Supreme x Meissen: why artists are recapturing the “exquisite transgressiveness” of porcelain

As skatewear brand Supreme drops its latest collaboration, SLEEK takes a look at the difference between modern porcelain and the dusty menagerie on your grandmother’s shelf

March 2019

Porcelain figurines have gotten a bad rap, but recently things have been heating up in the kiln. Three hundred years ago, the medium was a high art form, lending itself to alchemy, obscenity and clever puns, but somewhere in the mid-20th century porcelain became tame, surviving as a shadow of its former glory in the shape of knick knacks and tchotchkes on the mantelpieces of octogenarians. Still, the story of its fall from grace has paved the way for a new generation to subvert the dated medium – Supreme is even getting in the game with its Meissen collaboration that launches today. To regain an edge, however, porcelain artists are going back to the basics.
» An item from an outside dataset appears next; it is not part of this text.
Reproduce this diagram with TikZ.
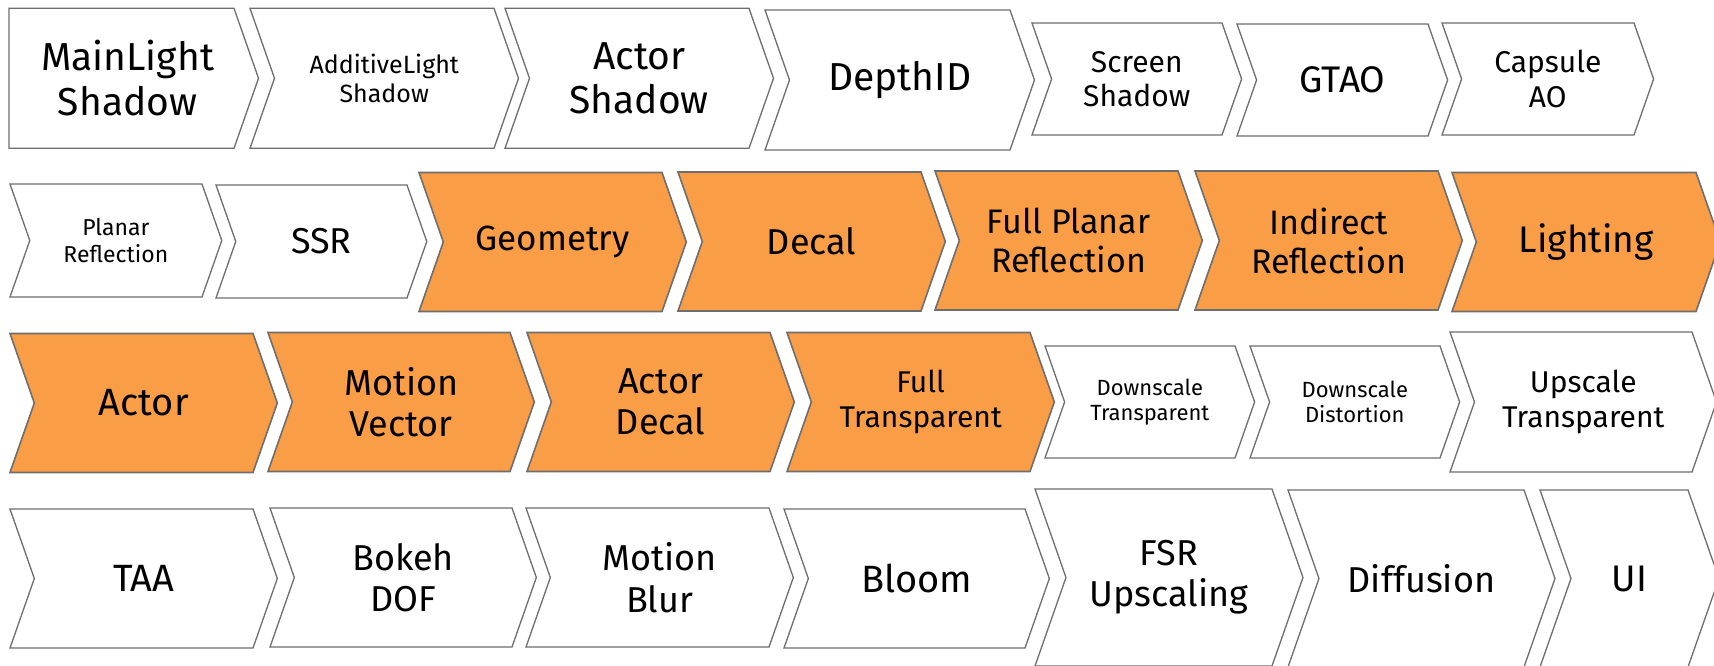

At first glance, the work of contemporary potter, Barnaby Barford, looks sweet – consider of a figurine of a rosy-cheeked boy with a shocked expression – but upon closer inspection you see that he is standing on a pile of dirty magazines. For design critic Tanya Harrod, this is a prime example of the medium returning to its European roots of the 1700s when the process was brought to Germany from China.

“There are so many people who have been inspired by the great 18th century porcelain factories, which created whole imaginary worlds that were often disturbing and slightly sexual,” Harrod tells SLEEK. “Because porcelain was expensive, they were appealing to an elite culture that would appreciate exquisite transgressiveness. Young artists are playing with the memory of the great art form and the suburban safeness of the figurine.”


After the war, watered-down porcelain reproductions flooded mantelpieces, cupboards and shelves as the medium became more affordable. This is the type of porcelin most of us are familiar with today: inoffensively decorative at best and garish clutter at its worst. But in its sanitised form, porcelain has once again gained value that artists can play with — sentimental value. Where 18th century artists played with the expensiveness of the material, today’s ceramicists are making jokes at the expense of your grandmother’s taste in kitsch design. Irene Nodril’s porcelain sculptures, for example, transform the tame Bambi sculptures into grotesque mutations, while Katsuyo Aoki twists flamboyant gothic curls into skulls finished with the spiked helmets of Kaiser Wilhelm’s army.